Sometimes, all it takes to cure a budget shortfall is to cut one position. As a business move, doing so is just as valid as conducting a much larger layoff. As long as you can show the change was based on business needs, you won’t lose a discrimination case.
Recent case: Beverly worked in housekeeping as a supervisor at a nursing home. She also served temporarily as maintenance director while the nursing home was searching for a permanent director. She then returned to her old position.
When Medicare and Medicaid reimbursements fell, the nursing home had to cut costs.
Because it had been getting complaints about cleanliness and morale, it decided eliminating Beverly’s job would save the most money while causing the least operational disruption. She was terminated in what the nursing home called a reduction in force. She was 59 years old.
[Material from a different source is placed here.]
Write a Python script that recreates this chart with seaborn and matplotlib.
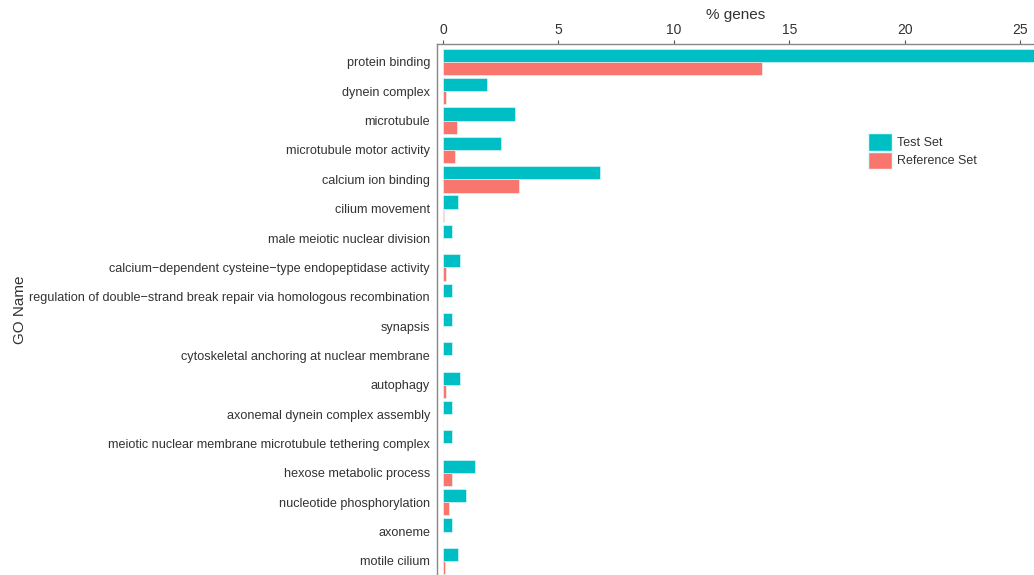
import matplotlib
matplotlib.use("Agg")
import matplotlib.pyplot as plt
import seaborn as sns
import pandas as pd
from matplotlib.patches import Patch

# GO terms, top to bottom
go_names = [
    "protein binding",
    "dynein complex",
    "microtubule",
    "microtubule motor activity",
    "calcium ion binding",
    "cilium movement",
    "male meiotic nuclear division",
    "calcium\u2212dependent cysteine\u2212type endopeptidase activity",
    "regulation of double\u2212strand break repair via homologous recombination",
    "synapsis",
    "cytoskeletal anchoring at nuclear membrane",
    "autophagy",
    "axonemal dynein complex assembly",
    "meiotic nuclear membrane microtubule tethering complex",
    "hexose metabolic process",
    "nucleotide phosphorylation",
    "axoneme",
    "motile cilium",
]

# % genes annotated with each term
test_set = [27.0, 1.9, 3.1, 2.5, 6.8, 0.65, 0.4, 0.75, 0.4, 0.4,
            0.4, 0.75, 0.4, 0.4, 1.4, 1.0, 0.4, 0.65]
reference_set = [13.8, 0.15, 0.6, 0.5, 3.3, 0.03, 0.02, 0.12, 0.02, 0.02,
                 0.02, 0.15, 0.02, 0.02, 0.4, 0.25, 0.02, 0.1]

set_names = ["Test Set", "Reference Set"]
set_colors = ["#00BFC4", "#F8766D"]

df = pd.DataFrame({
    "GO Name": go_names * 2,
    "% genes": test_set + reference_set,
    "Set": [set_names[0]] * len(go_names) + [set_names[1]] * len(go_names),
})

sns.set_theme(style="white")
plt.rcParams["font.family"] = ["Liberation Sans", "DejaVu Sans"]

fig = plt.figure(figsize=(10.34, 5.75), dpi=100)
ax = fig.add_axes([0.4226, 0.0, 0.5774, 0.9235])

sns.barplot(
    data=df, y="GO Name", x="% genes", hue="Set",
    order=go_names, hue_order=set_names, palette=set_colors,
    orient="h", width=0.9, dodge=True, legend=False, saturation=1,
    edgecolor="#e6fbfb", linewidth=0.4, ax=ax,
)

ax.set_xlim(-0.26, 25.6)
ax.set_ylim(17.48, -0.61)
ax.xaxis.tick_top()
ax.xaxis.set_label_position("top")
ax.set_xticks([0, 5, 10, 15, 20, 25])

text_color = "#333333"
ax.tick_params(axis="both", colors="#555555", labelcolor=text_color,
               length=3, width=0.8, direction="out", pad=2)
ax.tick_params(axis="y", labelsize=9.1)
ax.tick_params(axis="x", labelsize=10)
ax.set_xlabel("% genes", fontsize=11, color=text_color, labelpad=3)
ax.set_ylabel("GO Name", fontsize=11, color=text_color, labelpad=2)

for side in ["right", "bottom"]:
    ax.spines[side].set_visible(False)
for side in ["left", "top"]:
    ax.spines[side].set_color("#888888")
    ax.spines[side].set_linewidth(1.0)

handles = [Patch(facecolor=c, edgecolor="#e6fbfb", label=n) for n, c in zip(set_names, set_colors)]
leg = fig.legend(handles=handles, loc="upper left", bbox_to_anchor=(0.835, 0.777),
                 frameon=False, fontsize=9, handlelength=1.85, handleheight=1.75,
                 handletextpad=0.4, labelspacing=0.1, borderaxespad=0)
for t in leg.get_texts():
    t.set_color(text_color)

fig.savefig("out.png", dpi=100)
She sued, alleging age discrimination. She argued that there is no such thing as a RIF of one. By her reasoning, she had really been cut because of her age and the nursing home shouldn’t be allowed to argue that it carried out a RIF.
The court disagreed. It said a RIF doesn’t have to involve more than one employee. If the economics only require one position to be cut, that’s still a legitimate RIF. (Alferink v. Manor Care, No. 1:11-CV-2359, ND OH, 2012)
Final note: Economic reasons are almost always a winning termination strategy.